A Reinforcement Learning algorithm that drives a self driving car.
This Reinforcement Learning algorithm drives from the top left of the screen to the bottom right and will go the other direction once it has reached the corner. It will keep driving from the top left to the bottom right, then from the bottom right to the top left and repeat. These points will be refered to as the car's objective.
You can draw "sand" on the screen and the algorithm will try to avoid that sand (it receives a negative reward).
This algorithm utilizes Deep Q-Learning with 5 inputs. The first 3 inputs come from 3 sensors on the front, left, and right of the car which returns the number of sand blocks around them. The last 2 inputs return the orientation of the car, a value from -1 to 1 which represents a value between -180 to 180 degrees corresponding to objective.
The algorithm gets a small reward for heading towards the object and a small negative reward for heading away. These values are set to 0.1 and -0.1. These values were left small so that the car would have the freedom to drive in the opposite direction a bit in order to avoid sand without being heavily penalized. In contrast, the car receives a -5 reward if it drives over sand. Furthermore, the car receives a -1 reward if it goes to close to the sides of the map. Finally, a variable/scaled reward is received each time the algorithm reaches it's objective which is defined by previous_steps - current_steps. This additional reward will ensure that the algorithm gets penalized for taking a longer route than the previous run and that it will be rewarded if it takes a shorter route. This reward scales corresponding to high much longer/shorter the current route is compared to the previous route.
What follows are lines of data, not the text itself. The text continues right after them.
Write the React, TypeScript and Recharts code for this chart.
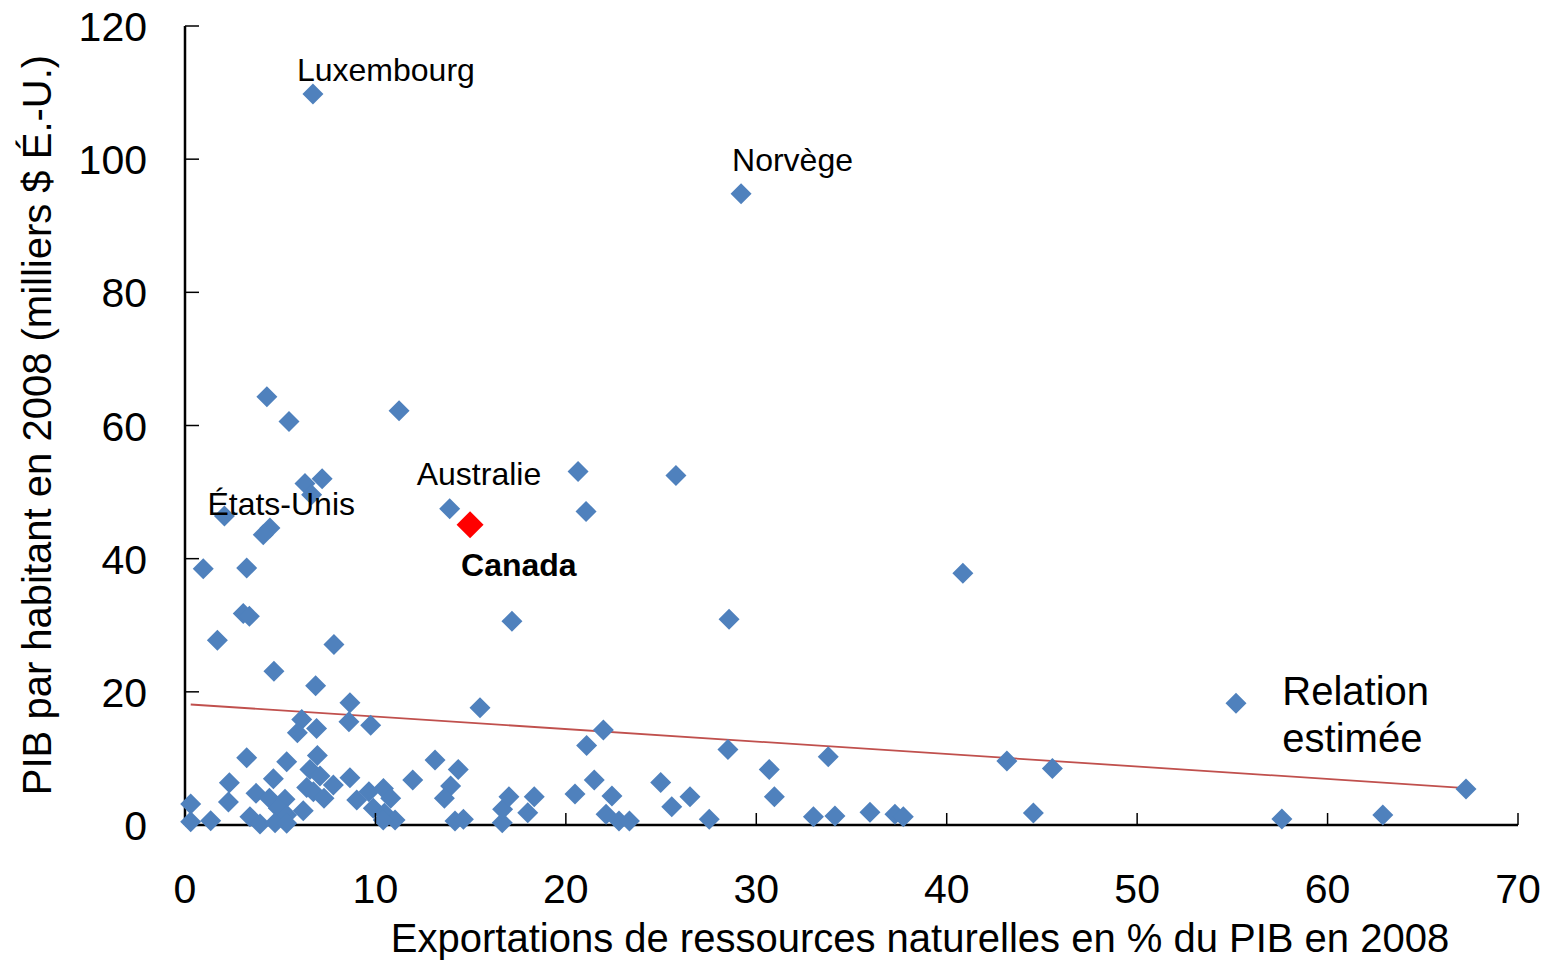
import React from 'react';
import { ScatterChart, Scatter, XAxis, YAxis, ReferenceLine, ReferenceDot, Label } from 'recharts';

// Exportations de ressources naturelles (% du PIB, 2008)
const countryX = [
  6.72, 29.2, 13.9, 2.07, 4.3, 5.46, 11.24, 6.3, 7.2, 6.65,
  4.46, 4.11, 0.96, 3.24, 3.06, 3.38, 1.7, 7.82, 4.67, 6.86,
  20.64, 25.78, 21.06, 40.85, 17.17, 28.57, 15.49, 55.19, 67.27, 62.9,
  57.6, 43.16, 45.55, 44.55, 24.98, 25.56, 26.52, 27.53, 28.51, 30.68,
  30.95, 33.0, 34.13, 33.78, 35.97, 37.28, 37.72, 11.96, 13.13, 14.35,
  13.95, 13.62, 14.18, 14.62, 16.66, 16.68, 17.01, 18.0, 18.34, 20.48,
  21.09, 21.97, 21.49, 22.42, 22.11, 22.79, 23.34, 8.66, 6.13, 6.91,
  5.9, 8.61, 9.75, 3.24, 5.34, 6.95, 6.56, 7.09, 4.64, 2.33,
  8.66, 7.79, 6.39, 6.74, 3.73, 4.43, 5.25, 7.3, 2.28, 0.3,
  4.9, 6.21, 3.41, 5.34, 3.94, 0.3, 1.35, 4.73, 5.34, 9.02,
  9.66, 10.42, 10.8, 9.89, 10.47, 11.03, 10.41,
];
// PIB par habitant 2008 (milliers $ É.-U.)
const countryY = [
  109.8, 94.8, 47.5, 46.4, 64.3, 60.6, 62.2, 51.3, 52.0, 49.6,
  44.6, 43.6, 38.5, 38.6, 31.75, 31.35, 27.75, 27.1, 23.1, 20.9,
  53.1, 52.5, 47.1, 37.8, 30.6, 30.9, 17.6, 18.3, 5.4, 1.5,
  0.9, 9.6, 8.5, 1.8, 6.4, 2.75, 4.25, 0.85, 11.35, 8.35,
  4.25, 1.25, 1.35, 10.25, 1.9, 1.6, 1.25, 6.75, 9.75, 8.35,
  5.85, 4.0, 0.6, 0.85, 0.35, 2.35, 4.25, 1.85, 4.25, 4.65,
  11.95, 14.25, 6.75, 4.35, 1.6, 0.6, 0.6, 18.35, 15.85, 14.5,
  13.85, 15.5, 15.0, 10.1, 9.5, 10.45, 8.35, 7.35, 6.95, 6.35,
  7.1, 6.0, 5.65, 5.0, 4.75, 4.0, 3.85, 4.0, 3.45, 3.15,
  2.5, 2.15, 1.25, 1.5, 0.15, 0.5, 0.65, 0.35, 0.25, 3.75,
  5.0, 5.5, 4.0, 2.5, 1.75, 0.75, 0.75,
];

const canadaX = [14.97];
const canadaY = [45.1];

// Estimated relation (end points of the fitted line)
const trendX = [0.3, 67.27];
const trendY = [18.1, 5.55];

const xTicks = [0, 10, 20, 30, 40, 50, 60, 70];
const yTicks = [0, 20, 40, 60, 80, 100, 120];

const labelNames = ['Luxembourg', 'Norvège', 'Australie', 'États-Unis'];
const labelX = [6.72, 29.2, 13.9, 2.07];
const labelY = [109.8, 94.8, 47.5, 46.4];
const labelDx = [-16, -9, -33, -17];
const labelDy = [-13, -23, -24, -1];

const trendLabelLines = ['Relation', 'estimée'];
const trendLabelX = 57.1;
const trendLabelY = 18.2;

const xTitle = 'Exportations de ressources naturelles en % du PIB en 2008';
const yTitle = 'PIB par habitant en 2008 (milliers $ É.-U.)';

const FONT = '"Liberation Sans", Arial, Helvetica, sans-serif';
const BLUE = '#4F81BD';

const points = countryX.map((x, i) => ({ x, y: countryY[i] }));
const canada = canadaX.map((x, i) => ({ x, y: canadaY[i] }));

const diamondPath = (cx: number, cy: number, r: number) =>
  `M${cx},${cy - r}L${cx + r},${cy}L${cx},${cy + r}L${cx - r},${cy}Z`;

const XTick = (props: any) => {
  const { x, y, payload } = props;
  return (
    <g>
      {payload.value !== 0 && (
        <line x1={x} y1={y} x2={x} y2={y - 12} stroke="#000" strokeWidth={1.5} />
      )}
      <text x={x} y={y + 78} textAnchor="middle" fontSize={41} fontFamily={FONT} fill="#000">
        {payload.value}
      </text>
    </g>
  );
};

const YTick = (props: any) => {
  const { x, y, payload } = props;
  return (
    <g>
      {payload.value !== 0 && (
        <line x1={x} y1={y} x2={x + 14} y2={y} stroke="#000" strokeWidth={1.5} />
      )}
      <text x={x - 38} y={y + 15} textAnchor="end" fontSize={41} fontFamily={FONT} fill="#000">
        {payload.value}
      </text>
    </g>
  );
};

export default function App() {
  return (
    <div style={{ position: 'absolute', left: 0, top: 0, background: '#fff' }}>
      <ScatterChart width={1549} height={961} margin={{ top: 26, right: 31, bottom: 56, left: 0 }}>
        <XAxis
          type="number"
          dataKey="x"
          domain={[0, 70]}
          ticks={xTicks}
          interval={0}
          height={80}
          tickSize={0}
          tickMargin={0}
          tickLine={false}
          axisLine={{ stroke: '#000', strokeWidth: 2.5 }}
          tick={(p: any) => <XTick {...p} />}
        >
          <Label
            content={() => (
              <text x={920} y={952} textAnchor="middle" fontSize={40} fontFamily={FONT} fill="#000">
                {xTitle}
              </text>
            )}
          />
        </XAxis>
        <YAxis
          type="number"
          dataKey="y"
          domain={[0, 120]}
          ticks={yTicks}
          interval={0}
          width={185}
          tickSize={0}
          tickMargin={0}
          tickLine={false}
          axisLine={{ stroke: '#000', strokeWidth: 2.5 }}
          tick={(p: any) => <YTick {...p} />}
        >
          <Label
            content={() => (
              <text
                x={51}
                y={425}
                transform="rotate(-90 51 425)"
                textAnchor="middle"
                fontSize={40}
                fontFamily={FONT}
                fill="#000"
              >
                {yTitle}
              </text>
            )}
          />
        </YAxis>
        <Scatter
          data={points}
          isAnimationActive={false}
          shape={(p: any) => <path d={diamondPath(p.cx, p.cy, 10.5)} fill={BLUE} />}
        />
        <Scatter
          data={canada}
          isAnimationActive={false}
          shape={(p: any) => <path d={diamondPath(p.cx, p.cy, 13.5)} fill="#FF0000" />}
        />
        <ReferenceLine
          segment={[
            { x: trendX[0], y: trendY[0] },
            { x: trendX[1], y: trendY[1] },
          ]}
          stroke="#C0504D"
          strokeWidth={1.8}
        />
        {labelNames.map((name, i) => (
          <ReferenceDot
            key={name}
            x={labelX[i]}
            y={labelY[i]}
            r={0}
            fill="none"
            stroke="none"
            label={{
              content: (lp: any) => {
                const vb = lp.viewBox || {};
                return (
                  <text
                    x={vb.x + labelDx[i]}
                    y={vb.y + labelDy[i]}
                    fontSize={32}
                    fontFamily={FONT}
                    fill="#000"
                  >
                    {name}
                  </text>
                );
              },
            }}
          />
        ))}
        <ReferenceDot
          x={canadaX[0]}
          y={canadaY[0]}
          r={0}
          fill="none"
          stroke="none"
          label={{
            content: (lp: any) => {
              const vb = lp.viewBox || {};
              return (
                <text x={vb.x - 9} y={vb.y + 51} fontSize={32} fontWeight="bold" fontFamily={FONT} fill="#000">
                  Canada
                </text>
              );
            },
          }}
        />
        <ReferenceDot
          x={trendLabelX}
          y={trendLabelY}
          r={0}
          fill="none"
          stroke="none"
          label={{
            content: (lp: any) => {
              const vb = lp.viewBox || {};
              return (
                <text fontSize={40} fontFamily={FONT} fill="#000">
                  {trendLabelLines.map((t, k) => (
                    <tspan key={t} x={vb.x + 10} y={vb.y + 1 + k * 47}>
                      {t}
                    </tspan>
                  ))}
                </text>
              );
            },
          }}
        />
      </ScatterChart>
    </div>
  );
}
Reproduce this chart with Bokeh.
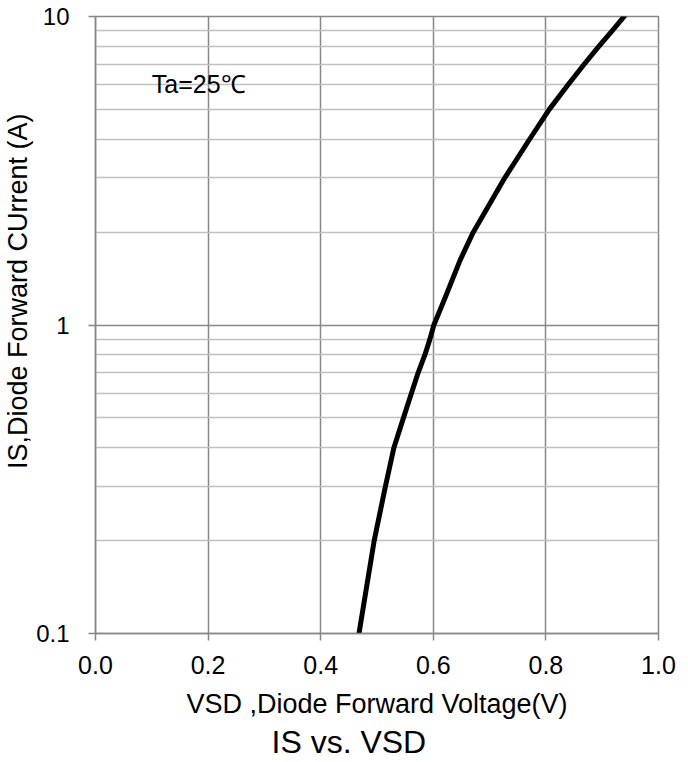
from bokeh.plotting import figure
from bokeh.models import Range1d, FixedTicker, CustomJSTickFormatter, PrintfTickFormatter, Label
from bokeh.embed import file_html
from bokeh.resources import INLINE

# Data (IS vs. VSD, Ta=25C)
vsd = [0.468, 0.495, 0.515, 0.530, 0.547, 0.561, 0.573, 0.585, 0.594, 0.601,
       0.619, 0.6475, 0.671, 0.727, 0.771, 0.806, 0.839, 0.868, 0.894, 0.918, 0.939]
is_current = [0.1, 0.2, 0.3, 0.4, 0.5, 0.6, 0.7, 0.8, 0.9, 1.0,
              1.2, 1.62, 2.0, 3.0, 4.0, 5.0, 6.0, 7.0, 8.0, 9.0, 10.0]

x_ticks = [0.0, 0.2, 0.4, 0.6, 0.8, 1.0]
y_ticks = [0.1, 1, 10]
y_minor = [0.2, 0.3, 0.4, 0.5, 0.6, 0.7, 0.8, 0.9, 2, 3, 4, 5, 6, 7, 8, 9]

FONT = "Liberation Sans"
MAJOR = "#878787"
MINOR = "#c0c0c0"

p = figure(width=680, height=760, output_backend="svg", toolbar_location=None,
           x_range=Range1d(0, 1), y_range=Range1d(0.1, 10), y_axis_type="log",
           title="IS vs. VSD", title_location="below",
           min_border_left=91, min_border_right=22, min_border_top=16, min_border_bottom=127)
p.background_fill_color = "white"
p.border_fill_color = "white"
p.outline_line_color = MAJOR
p.outline_line_width = 1.5

p.title.text_font = FONT
p.title.text_font_size = "32px"
p.title.text_font_style = "normal"
p.title.text_color = "black"
p.title.align = "left"
p.title.offset = 176
p.title.standoff = 0

p.xaxis.ticker = FixedTicker(ticks=x_ticks)
p.xaxis.formatter = PrintfTickFormatter(format="%.1f")
p.yaxis.ticker = FixedTicker(ticks=y_ticks, minor_ticks=y_minor)
p.yaxis.formatter = CustomJSTickFormatter(code="return tick.toString();")

for ax in (p.xaxis, p.yaxis):
    ax.axis_line_color = MAJOR
    ax.axis_line_width = 1.5
    ax.major_tick_line_color = MAJOR
    ax.major_tick_line_width = 1.5
    ax.major_tick_out = 7
    ax.major_tick_in = 0
    ax.minor_tick_out = 0
    ax.minor_tick_in = 0
    ax.major_label_text_font = FONT
    ax.major_label_text_color = "black"
    ax.axis_label_text_font = FONT
    ax.axis_label_text_font_style = "normal"
    ax.axis_label_text_color = "black"

p.xaxis.major_label_text_font_size = "25px"
p.xaxis.major_label_standoff = 15
p.xaxis.axis_label = "VSD ,Diode Forward Voltage(V)"
p.xaxis.axis_label_text_font_size = "27px"
p.xaxis.axis_label_standoff = 12

p.yaxis.major_label_text_font_size = "24px"
p.yaxis.major_label_standoff = 19
p.yaxis.axis_label = "\u00a0" * 9 + "IS,Diode Forward CUrrent (A)"
p.yaxis.axis_label_text_font_size = "27px"
p.yaxis.axis_label_standoff = 0

p.xgrid.grid_line_color = MAJOR
p.xgrid.grid_line_width = 1.5
p.ygrid.grid_line_color = MAJOR
p.ygrid.grid_line_width = 1.5
p.ygrid.minor_grid_line_color = MINOR
p.ygrid.minor_grid_line_width = 1.5

p.line(vsd, is_current, line_width=5, line_color="black", line_join="round", line_cap="round")

p.add_layout(Label(x=0.1, y=6.05, text="Ta=25℃", text_font=FONT, text_font_size="25px",
                   text_color="black", text_baseline="alphabetic", text_align="left"))

open("out.html", "w").write(file_html(p, INLINE))
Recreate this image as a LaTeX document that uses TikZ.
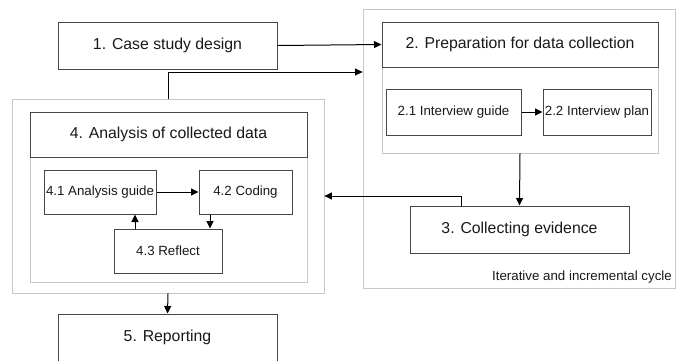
\documentclass[tikz,border=0pt]{standalone}
\usepackage{fontspec}
\setmainfont{Liberation Sans}
\usetikzlibrary{arrows.meta,shadows}
\begin{document}
\begin{tikzpicture}[x=1pt,y=-1pt,
  box/.style={draw=black!72,line width=1pt,fill=white,inner sep=0pt,text=black!90},
  bigtxt/.style={font=\fontsize{15.8}{18}\selectfont},
  smalltxt/.style={font=\fontsize{13.3}{16}\selectfont},
  group/.style={draw=black!22,line width=0.8pt,fill=white,
    drop shadow={shadow xshift=1pt,shadow yshift=-1.2pt,opacity=0.12}},
  arr/.style={draw=black,line width=1pt,-{Triangle[length=7.5pt,width=7pt]}}
]
\useasboundingbox (0,0) rectangle (679,360);

% iterative cycle container
\node[group,minimum width=312,minimum height=279] (cyc) at (519,148.5) {};
\node[smalltxt,anchor=east,inner sep=0pt,text=black!90] (cyclabel) at (672,277) {Iterative and incremental cycle};

% phase 2 group
\node[group,minimum width=276,minimum height=131] (g2) at (520,87.5) {};
\node[box,bigtxt,minimum width=276,minimum height=45] (h2) at (520,44.5) {2. Preparation for data collection};
\node[box,smalltxt,minimum width=135,minimum height=46] (b21) at (453.5,112) {2.1 Interview guide};
\node[box,smalltxt,minimum width=108,minimum height=46] (b22) at (597,112) {2.2 Interview plan};

% phase 3
\node[box,bigtxt,minimum width=219,minimum height=47] (b3) at (519.5,229.5) {3. Collecting evidence};

% phase 4 containers
\node[group,minimum width=312,minimum height=194] (o4) at (168,196) {};
\node[group,minimum width=277,minimum height=170] (g4) at (168.5,197) {};
\node[box,bigtxt,minimum width=277,minimum height=45] (h4) at (168.5,134.5) {4. Analysis of collected data};
\node[box,smalltxt,minimum width=112,minimum height=44] (b41) at (100,192) {4.1 Analysis guide};
\node[box,smalltxt,minimum width=93,minimum height=44] (b42) at (245.5,192) {4.2 Coding};
\node[box,smalltxt,minimum width=108,minimum height=44] (b43) at (168,251) {4.3 Reflect};

% phases 1 and 5
\node[box,bigtxt,minimum width=219,minimum height=47] (b1) at (167.5,45.5) {1. Case study design};
\node[box,bigtxt,minimum width=219,minimum height=47] (b5) at (167.5,337.5) {5. Reporting};

% connectors
\draw[arr] (b1.east) -- (h2.west);
\draw[arr] (o4.north) |- (cyc.west |- 0,72);
\draw[arr] (b21.east) -- (b22.west);
\draw[arr] (g2.south) -- (b3.north);
\draw[arr] ([xshift=-58.5pt]b3.north) |- (o4.east);
\draw[arr] (b41.east) -- (b42.west);
\draw[arr] ([xshift=-35.5pt]b42.south) -- ([xshift=-35.5pt]b42.south |- b43.north);
\draw[arr] ([xshift=-33pt]b43.north) -- ([xshift=-33pt]b43.north |- b41.south);
\draw[arr] (o4.south) -- (b5.north);
\end{tikzpicture}
\end{document}
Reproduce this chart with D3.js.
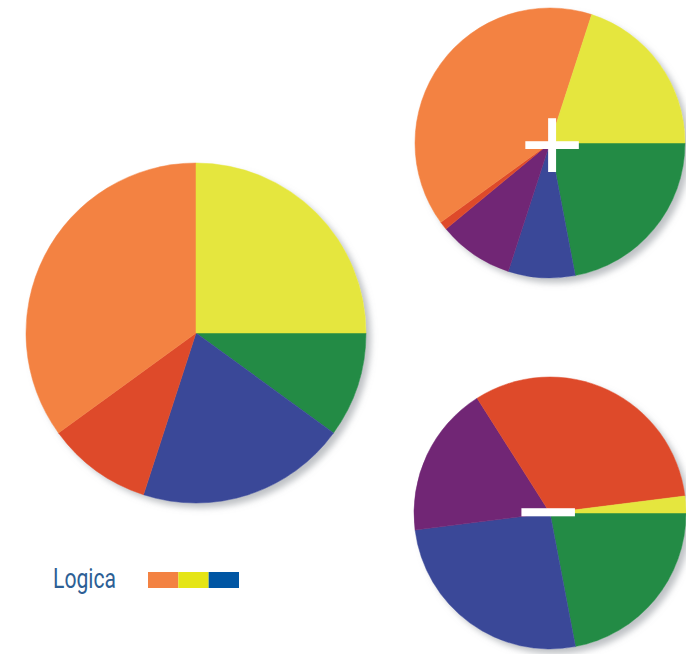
<!DOCTYPE html>
<html>
<head>
<meta charset="utf-8">
<script src="https://d3js.org/d3.v7.min.js"></script>
<style>
  body { margin: 0; background: #fff; }
</style>
</head>
<body>
<svg id="vis"></svg>
<script>
// slice order, clockwise from 3 o'clock
var categories = ["green", "blue", "purple", "red", "orange", "yellow"];
var sliceColors = ["#238b45", "#3a4898", "#712675", "#de4a2a", "#f38242", "#e5e63e"];

// values in percent, same order as categories
var mainValues  = [10, 20, 0, 10, 35, 25];
var plusValues  = [22, 8, 9, 1, 40, 20];
var minusValues = [22, 26, 18, 32, 0, 2];

var legendLabel = "Logica";
var legendColors = ["#f38242", "#e5e516", "#0056a4"];

var width = 686, height = 654;

var svg = d3.select("#vis")
    .attr("width", width)
    .attr("height", height);

// soft grey drop shadow behind each pie
var defs = svg.append("defs");
var shadow = defs.append("filter")
    .attr("id", "shadow")
    .attr("x", "-20%").attr("y", "-20%")
    .attr("width", "140%").attr("height", "140%");
shadow.append("feDropShadow")
    .attr("dx", 5).attr("dy", 5)
    .attr("stdDeviation", 3)
    .attr("flood-color", "#8a9096")
    .attr("flood-opacity", 0.55);

var color = d3.scaleOrdinal().domain(categories).range(sliceColors);

var pie = d3.pie()
    .sort(null)
    .value(function(d) { return d.value; })
    .startAngle(Math.PI / 2)
    .endAngle(Math.PI / 2 + 2 * Math.PI);

function drawPie(values, cx, cy, r) {
    var data = categories.map(function(c, i) { return { key: c, value: values[i] }; });
    var arc = d3.arc().innerRadius(0).outerRadius(r);
    var g = svg.append("g")
        .attr("transform", "translate(" + cx + "," + cy + ")");
    g.append("circle")
        .attr("r", r)
        .attr("fill", "#fff")
        .attr("filter", "url(#shadow)");
    g.selectAll("path")
        .data(pie(data).filter(function(d) { return d.data.value > 0; }))
        .join("path")
        .attr("d", arc)
        .attr("fill", function(d) { return color(d.data.key); })
        .attr("stroke", function(d) { return color(d.data.key); })
        .attr("stroke-width", 0.5);
    return g;
}

drawPie(mainValues, 196, 333, 170);
drawPie(plusValues, 550, 143, 135);
drawPie(minusValues, 550, 513, 136);

// + and - signs
svg.append("text")
    .attr("x", 552).attr("y", 142 + 40)
    .attr("text-anchor", "middle")
    .style("font-family", "Liberation Sans, Arial, sans-serif")
    .style("font-size", "110px")
    .attr("fill", "#fff")
    .text("+");

svg.append("text")
    .attr("x", 548).attr("y", 512 + 37)
    .attr("text-anchor", "middle")
    .style("font-family", "Liberation Sans, Arial, sans-serif")
    .style("font-size", "110px")
    .attr("fill", "#fff")
    .text("\u2212");

// legend
svg.append("text")
    .attr("x", 53).attr("y", 588)
    .attr("textLength", 63)
    .attr("lengthAdjust", "spacingAndGlyphs")
    .style("font-family", "Liberation Sans Narrow, Roboto, sans-serif")
    .style("font-size", "27px")
    .attr("fill", "#2d5f95")
    .text(legendLabel);

var lx = d3.scaleBand().domain(d3.range(legendColors.length)).range([148, 239]);
svg.selectAll("rect.legend")
    .data(legendColors)
    .join("rect")
    .attr("class", "legend")
    .attr("x", function(d, i) { return lx(i); })
    .attr("y", 572)
    .attr("width", lx.bandwidth())
    .attr("height", 16)
    .attr("fill", function(d) { return d; });
</script>
</body>
</html>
Feel free to download the code and run it on your machine. Simply run the map.py file. I have included a saved model and optimizer which you can load by simply clicking the load button after running map.py. You may want to adjust some parameters depending on how you want your car to move. I've trained this car to zig zag up and down the map about 4 times with obstacles along the way. I did this by drawing sand to block it's direct path like walls and adding random circles of sand in the pathway to make the environment more complex. In order to achieve this, I've set the reward for driving on sand pretty high and I set driving away from the objective relatively low. Furthermore, I've set a temperature of 10 which basically defines how confident you want your algorithm to be. Basically, the algorithm will determine it's next action probabilistically (yes it's using softmax). Setting a higher temperature will make the algorithm more confident in the action with the highest probability and the opposite is true. Basically higher temperature leads to less exploration and vice versa. The rewards are defined in the map.py file and the temperature in the aii.py file, all variables have been commented.